Food is the most immediate essential. You cannot delay hunger. When food is subject to speculation, price spikes turn directly into human suffering. Decommodifying food means protecting access to nutrition as a baseline, while still allowing choice and variety above that floor.
Why Food Markets Fail Under Speculation
Food demand is inelastic. People must eat. When prices surge, they cannot “opt out.” Speculative trading can amplify volatility, especially during droughts, conflicts, or supply chain disruptions. The result is a system where people who never chose to “play” in markets still pay the price.
You can see the consequences:
- Price spikes lead to hunger and malnutrition.
- Food insecurity rises even in regions with abundance.
- Profit incentives favor hoarding and waste rather than distribution.
The Commons Model
Treating food as a commons doesn’t mean eliminating markets. It means guaranteeing baseline access to nutrition regardless of price swings. You can achieve this through shared provisioning systems:
- Community food hubs. Local distribution centers provide meals or staples without market volatility.
- In-place consumption design. Food access points reduce hoarding and promote equitable distribution.
- Local resilience networks. Community gardens, local farms, and decentralized production reduce dependence on global shocks.
- Nutrition-focused planning. Resource distribution is designed around health rather than purely price.
The core idea is that you separate food security from speculative dynamics. Markets can still provide variety, luxury, and specialization, but the baseline is protected.
Everyday Experience
Imagine living in a city where you can always access a nutritious meal. You might still buy specialty foods, dine out, or explore cuisines, but the fear of hunger disappears. You plan your life around creativity and community, not around survival.
This also changes public health. When nutrition is stable, long-term health improves. You reduce stress, improve mental well-being, and create a stronger foundation for productivity and learning.
Practical Safeguards
To protect food from speculation, you can:
- Maintain strategic food reserves.
- Regulate excessive speculative trading in food commodities.

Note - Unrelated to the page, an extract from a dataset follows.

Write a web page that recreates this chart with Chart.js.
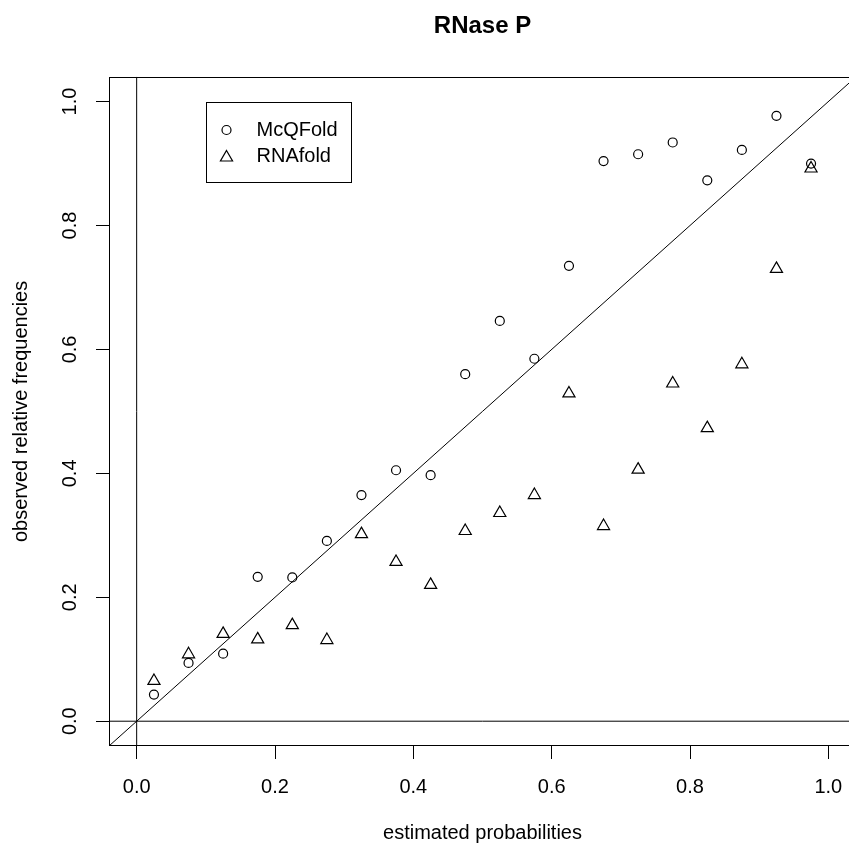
<!DOCTYPE html>
<html>
<head>
<meta charset="utf-8">
<title>RNase P</title>
<script src="https://cdn.jsdelivr.net/npm/chart.js@4"></script>
<style>
  html, body { margin: 0; padding: 0; background: #fff; overflow: hidden; }
  #wrap { width: 849px; height: 848px; overflow: hidden; }
  #inner { width: 856px; height: 848px; }
  canvas { display: block; }
</style>
</head>
<body>
<div id="wrap"><div id="inner"><canvas id="calib" width="856" height="848"></canvas></div></div>
<script>
// reliability of predicted base pairs, binned by estimated probability
const probBins = [0.025, 0.075, 0.125, 0.175, 0.225, 0.275, 0.325, 0.375, 0.425, 0.475,
                  0.525, 0.575, 0.625, 0.675, 0.725, 0.775, 0.825, 0.875, 0.925, 0.975];
const mcqfold = [0.043, 0.094, 0.109, 0.233, 0.232, 0.291, 0.365, 0.405, 0.397, 0.560,
                 0.646, 0.585, 0.735, 0.904, 0.915, 0.934, 0.873, 0.922, 0.977, 0.900];
const rnafold = [0.065, 0.108, 0.141, 0.132, 0.155, 0.131, 0.302, 0.257, 0.220, 0.307,
                 0.336, 0.365, 0.529, 0.315, 0.406, 0.545, 0.473, 0.576, 0.730, 0.892];
const seriesNames = ["McQFold", "RNAfold"];
const axisTicks = [0, 0.2, 0.4, 0.6, 0.8, 1.0];
const axisLimits = [-0.04, 1.04];
const legendAnchor = [0.1, 1.0];

const black = "#000";
const fontFamily = "'Liberation Sans', Arial, Helvetica, sans-serif";
Chart.defaults.font.family = fontFamily;
Chart.defaults.font.size = 20;
Chart.defaults.color = black;

const toPoints = (xs, ys) => xs.map((x, i) => ({ x: x, y: ys[i] }));

// straight reference lines (y = x, y = 0, x = 0)
const lo = axisLimits[0], hi = axisLimits[1];
const refLine = (pts) => ({
  data: pts, showLine: true, pointRadius: 0, borderColor: black,
  borderWidth: 1, fill: false, isRef: true
});

function drawMarker(ctx, style, x, y, r) {
  ctx.beginPath();
  if (style === "circle") {
    ctx.arc(x, y, r, 0, Math.PI * 2);
  } else {
    for (let k = 0; k < 3; k++) {
      const a = -Math.PI / 2 + k * 2 * Math.PI / 3;
      const px = x + r * Math.cos(a), py = y + r * Math.sin(a);
      if (k === 0) ctx.moveTo(px, py); else ctx.lineTo(px, py);
    }
    ctx.closePath();
  }
  ctx.stroke();
}

// box around the plot plus the legend
const frameBox = {
  id: "frameBox",
  afterDraw(chart) {
    const { ctx, chartArea: a, scales } = chart;
    ctx.save();
    ctx.strokeStyle = black;
    ctx.lineWidth = 1;
    const l = Math.round(a.left) + 0.5, t = Math.round(a.top) + 0.5;
    const r = Math.round(a.right) - 0.5, b = Math.round(a.bottom) - 0.5;
    ctx.strokeRect(l, t, r - l, b - t);

    const lx = Math.round(scales.x.getPixelForValue(legendAnchor[0])) + 0.5;
    const ly = Math.round(scales.y.getPixelForValue(legendAnchor[1])) + 0.5;
    ctx.strokeRect(lx, ly, 145, 80);
    ctx.font = "20px " + fontFamily;
    ctx.fillStyle = black;
    ctx.textBaseline = "middle";
    ctx.textAlign = "left";
    ctx.lineWidth = 1.2;
    chart.data.datasets.filter(d => !d.isRef).forEach((d, i) => {
      const rowY = ly + 27.5 + i * 26.5;
      drawMarker(ctx, d.pointStyle, lx + 20, rowY + (d.pointStyle === "triangle" ? 1 : 0), d.pointRadius);
      ctx.fillText(d.label, lx + 50, rowY);
    });
    ctx.restore();
  }
};

const sharedScale = (titleText, isY) => ({
  type: "linear",
  min: lo,
  max: hi,
  afterBuildTicks: (s) => { s.ticks = axisTicks.map(v => ({ value: v })); },
  grid: { drawOnChartArea: false, drawTicks: true, tickLength: 13, tickColor: black, tickWidth: 1 },
  border: { display: false },
  ticks: isY
    ? { minRotation: 90, maxRotation: 90, crossAlign: "center", padding: 12,
        callback: (v) => v.toFixed(1) }
    : { padding: 16, maxRotation: 0, callback: (v) => v.toFixed(1) },
  title: isY
    ? { display: true, text: titleText, padding: { top: 9, bottom: 0 } }
    : { display: true, text: titleText, padding: { top: 0, bottom: 3 } },
  afterFit: (s) => {
    if (isY) s.width = 109; else s.height = 102;
    s.paddingLeft = 0; s.paddingRight = 0; s.paddingTop = 0; s.paddingBottom = 0;
  }
});

new Chart("calib", {
  type: "scatter",
  data: {
    datasets: [
      {
        label: seriesNames[0],
        data: toPoints(probBins, mcqfold),
        pointStyle: "circle",
        pointRadius: 4.5,
        backgroundColor: "rgba(0,0,0,0)",
        borderColor: black,
        borderWidth: 1.2
      },
      {
        label: seriesNames[1],
        data: toPoints(probBins, rnafold),
        pointStyle: "triangle",
        pointRadius: 7,
        backgroundColor: "rgba(0,0,0,0)",
        borderColor: black,
        borderWidth: 1.2
      },
      refLine([{ x: lo, y: lo }, { x: hi, y: hi }]),
      refLine([{ x: lo, y: 0 }, { x: hi, y: 0 }]),
      refLine([{ x: 0, y: lo }, { x: 0, y: hi }])
    ]
  },
  options: {
    responsive: false,
    animation: false,
    // plot region runs right up to the canvas edge
    layout: { padding: 0, autoPadding: false },
    scales: {
      x: sharedScale("estimated probabilities", false),
      y: sharedScale("observed relative frequencies", true)
    },
    plugins: {
      legend: { display: false },
      tooltip: { enabled: false },
      title: {
        display: true,
        text: "RNase P",
        fullSize: false,
        color: black,
        font: { size: 24, weight: "bold" },
        padding: { top: 12, bottom: 36 }
      }
    }
  },
  plugins: [frameBox]
});
</script>
</body>
</html>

- Build local food production systems that reduce import dependence.
- Fund community kitchens and shared meals.
- Support nutrient access programs that are universal rather than means-tested.
The goal is not to remove choice. The goal is to ensure that the baseline is stable. When that happens, markets can function above the floor without threatening survival.

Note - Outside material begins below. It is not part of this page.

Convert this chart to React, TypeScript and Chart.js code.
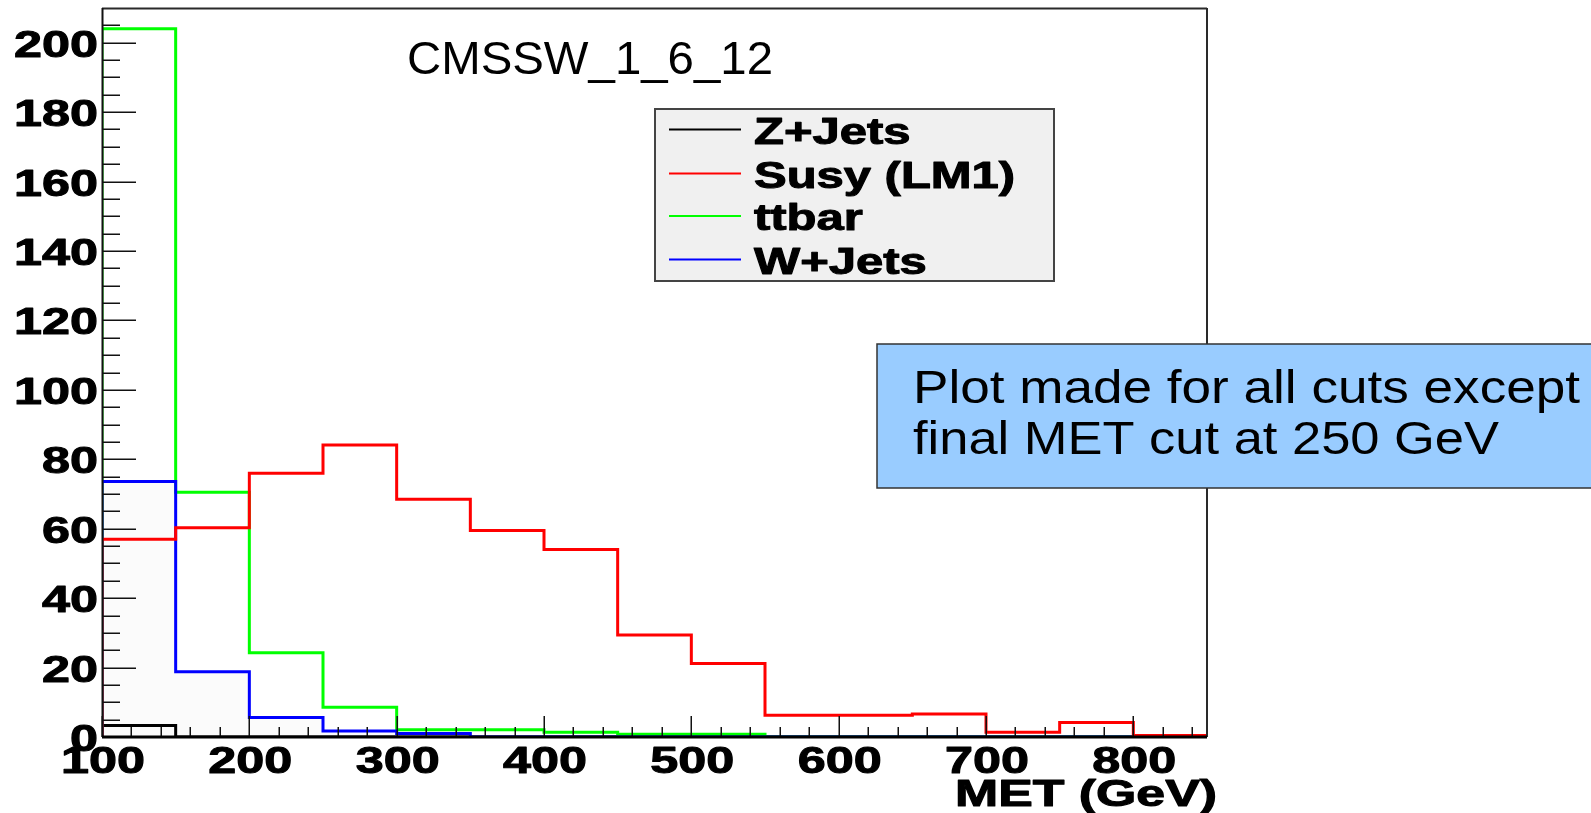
import React, { useEffect, useRef } from 'react';
import { Chart, registerables } from 'chart.js';

Chart.register(...registerables);

// Histogram binning (MET in GeV, 50 GeV bins)
const binEdges = [100, 150, 200, 250, 300, 350, 400, 450, 500, 550, 600, 650, 700, 750, 800, 850];

// Bin contents, one value per bin
const zJets = [3.3, 0, 0, 0, 0, 0, 0, 0, 0, 0, 0, 0, 0, 0, 0];
const susyLM1 = [57.0, 60.3, 76.0, 84.1, 68.5, 59.5, 54.0, 29.4, 21.2, 6.3, 6.3, 6.6, 1.4, 4.2, 0.4];
const ttbar = [204.0, 70.5, 24.3, 8.6, 2.1, 2.1, 1.4, 0.8, 0.8, 0, 0, 0, 0, 0, 0];
const wJets = [73.6, 18.8, 5.6, 1.7, 1.0, 0, 0, 0, 0, 0, 0, 0, 0, 0, 0];

const seriesNames = ['Z+Jets', 'Susy (LM1)', 'ttbar', 'W+Jets'];
const seriesColors = ['#000000', '#ff0000', '#00ff00', '#0000ff'];

const yTickLabels = [0, 20, 40, 60, 80, 100, 120, 140, 160, 180, 200];
const xTickLabels = [100, 200, 300, 400, 500, 600, 700, 800];

const xTitle = 'MET (GeV)';
const releaseLabel = 'CMSSW_1_6_12';
const noteLines = ['Plot made for all cuts except', 'final MET cut at 250 GeV'];

const W = 1591;
const H = 813;
const AREA = { left: 102, top: 8, right: 1207, bottom: 737 };
const BOLD = (px: number) => `bold ${px}px "Liberation Sans", Arial, Helvetica, sans-serif`;
const REG = (px: number) => `${px}px "Liberation Sans", Arial, Helvetica, sans-serif`;
const LABEL_PX = 37;
const LABEL_SX = 1.36;

// Outline points for a step histogram: start at zero, one point per bin low edge, close at the upper edge
function histPoints(values: number[]) {
  const pts = [{ x: binEdges[0], y: 0 }];
  values.forEach((v, i) => pts.push({ x: binEdges[i], y: v }));
  pts.push({ x: binEdges[binEdges.length - 1], y: values[values.length - 1] });
  return pts;
}

// Horizontally scaled text; a thin outline gives the heavy look of the axis font
function drawStretched(
  ctx: CanvasRenderingContext2D,
  text: string,
  x: number,
  y: number,
  font: string,
  sx: number,
  align: CanvasTextAlign,
  weight = 0,
) {
  ctx.save();
  ctx.font = font;
  ctx.textAlign = align;
  ctx.textBaseline = 'alphabetic';
  ctx.translate(x, y);
  ctx.scale(sx, 1);
  ctx.fillText(text, 0, 0);
  if (weight > 0) {
    ctx.lineWidth = weight;
    ctx.lineJoin = 'round';
    ctx.strokeStyle = ctx.fillStyle as string;
    ctx.strokeText(text, 0, 0);
  }
  ctx.restore();
}

function drawFitted(ctx: CanvasRenderingContext2D, text: string, left: number, y: number, font: string, width: number, weight = 0) {
  ctx.save();
  ctx.font = font;
  const natural = ctx.measureText(text).width;
  ctx.restore();
  drawStretched(ctx, text, left, y, font, width / natural, 'left', weight);
}

const rootFrame = {
  id: 'rootFrame',
  afterDatasetsDraw(chart: any) {
    const { ctx, scales } = chart;
    const xs = scales.x;
    const ys = scales.y;
    const { left, right, top, bottom } = chart.chartArea;
    ctx.save();
    ctx.lineCap = 'butt';

    // frame top and right
    ctx.strokeStyle = '#2a2a2a';
    ctx.lineWidth = 2;
    ctx.beginPath();
    ctx.moveTo(left, top + 0.5);
    ctx.lineTo(right, top + 0.5);
    ctx.moveTo(right, top);
    ctx.lineTo(right, bottom);
    ctx.stroke();

    // y axis with major and minor ticks
    ctx.strokeStyle = '#111';
    ctx.lineWidth = 2;
    ctx.beginPath();
    ctx.moveTo(left + 0.5, top);
    ctx.lineTo(left + 0.5, bottom);
    ctx.stroke();
    ctx.lineWidth = 1.5;
    ctx.beginPath();
    for (let v = 0; v <= 205; v += 5) {
      const y = Math.round(ys.getPixelForValue(v)) + 0.25;
      const len = v % 20 === 0 ? 34 : 18;
      ctx.moveTo(left, y);
      ctx.lineTo(left + len, y);
    }
    ctx.stroke();

    // x axis with major and minor ticks
    ctx.beginPath();
    for (let v = 100; v < 850; v += 20) {
      const x = Math.round(xs.getPixelForValue(v)) + 0.25;
      const len = v % 100 === 0 ? 21 : 10;
      ctx.moveTo(x, bottom);
      ctx.lineTo(x, bottom - len);
    }
    ctx.stroke();
    ctx.strokeStyle = '#000';
    ctx.lineWidth = 3;
    ctx.beginPath();
    ctx.moveTo(left, bottom);
    ctx.lineTo(right, bottom);
    ctx.stroke();

    // tick labels
    ctx.fillStyle = '#000';
    yTickLabels.forEach((v) => {
      const y = ys.getPixelForValue(v);
      drawStretched(ctx, String(v), left - 4, y + 14, BOLD(LABEL_PX), LABEL_SX, 'right', 1);
    });
    xTickLabels.forEach((v) => {
      const x = xs.getPixelForValue(v);
      drawStretched(ctx, String(v), x + 1, bottom + 36, BOLD(LABEL_PX), LABEL_SX, 'center', 1);
    });

    // axis title
    drawFitted(ctx, xTitle, 955, 806, BOLD(36), 262, 1);
    ctx.restore();
  },
  afterDraw(chart: any) {
    const { ctx } = chart;
    ctx.save();

    // release label
    ctx.fillStyle = '#000';
    drawFitted(ctx, releaseLabel, 407, 74, REG(47), 366);

    // legend
    ctx.fillStyle = '#f0f0f0';
    ctx.fillRect(655, 109, 399, 172);
    ctx.strokeStyle = '#444';
    ctx.lineWidth = 2;
    ctx.strokeRect(655, 109, 399, 172);
    const rows = [129.5, 173.5, 216, 259.5];
    seriesNames.forEach((name, i) => {
      ctx.strokeStyle = seriesColors[i];
      ctx.lineWidth = 2;
      ctx.beginPath();
      ctx.moveTo(669, rows[i]);
      ctx.lineTo(741, rows[i]);
      ctx.stroke();
      ctx.fillStyle = '#000';
      drawStretched(ctx, name, 754, rows[i] + 14, BOLD(36), 1.36, 'left', 1);
    });

    // note box
    ctx.fillStyle = '#99ccff';
    ctx.fillRect(877, 344, 760, 144);
    ctx.strokeStyle = '#333';
    ctx.lineWidth = 1.5;
    ctx.strokeRect(877, 344, 760, 144);
    ctx.fillStyle = '#000';
    drawFitted(ctx, noteLines[0], 913, 403, REG(47), 667);
    drawFitted(ctx, noteLines[1], 913, 454, REG(47), 586);
    ctx.restore();
  },
};

export default function App() {
  const canvasRef = useRef<HTMLCanvasElement | null>(null);

  useEffect(() => {
    document.body.style.margin = '0';
    const canvas = canvasRef.current;
    if (!canvas) return;
    const mk = (i: number, values: number[], order: number, fill?: string) => ({
      label: seriesNames[i],
      data: histPoints(values),
      borderColor: seriesColors[i],
      borderWidth: 3,
      stepped: true,
      pointRadius: 0,
      fill: fill ? 'origin' : false,
      backgroundColor: fill || 'transparent',
      order,
    });
    const chart = new Chart(canvas, {
      type: 'line',
      data: {
        datasets: [
          mk(0, zJets, 4),
          mk(1, susyLM1, 1),
          mk(2, ttbar, 3),
          mk(3, wJets, 2, '#fbfbfb'),
        ] as any,
      },
      options: {
        animation: false,
        responsive: false,
        devicePixelRatio: 1,
        layout: {
          padding: { left: AREA.left, top: AREA.top, right: W - AREA.right, bottom: H - AREA.bottom },
        },
        scales: {
          x: { type: 'linear', min: 100, max: 850, display: false },
          y: { type: 'linear', min: 0, max: 210, display: false },
        },
        plugins: {
          legend: { display: false },
          tooltip: { enabled: false },
          filler: { drawTime: 'beforeDatasetsDraw' },
        } as any,
      },
      plugins: [rootFrame],
    });
    return () => chart.destroy();
  }, []);

  return (
    <div style={{ position: 'absolute', left: 0, top: 0, width: W, height: H, background: '#fff' }}>
      <canvas ref={canvasRef} width={W} height={H} style={{ display: 'block' }} />
    </div>
  );
}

Cultural Shift: Food as Shared Responsibility
When food is treated as a commons, people start to view nutrition as a shared responsibility rather than a private transaction. That changes the cultural meaning of meals. Eating becomes less about anxiety and more about community.
Imagine using food access as a form of social cohesion. You can build local spaces where meals are shared, relationships grow, and the idea of “nobody goes hungry” is built into the system.
That is the essence of food as a protected commons: you take a fundamental human need out of the casino and build it into the shared fabric of society.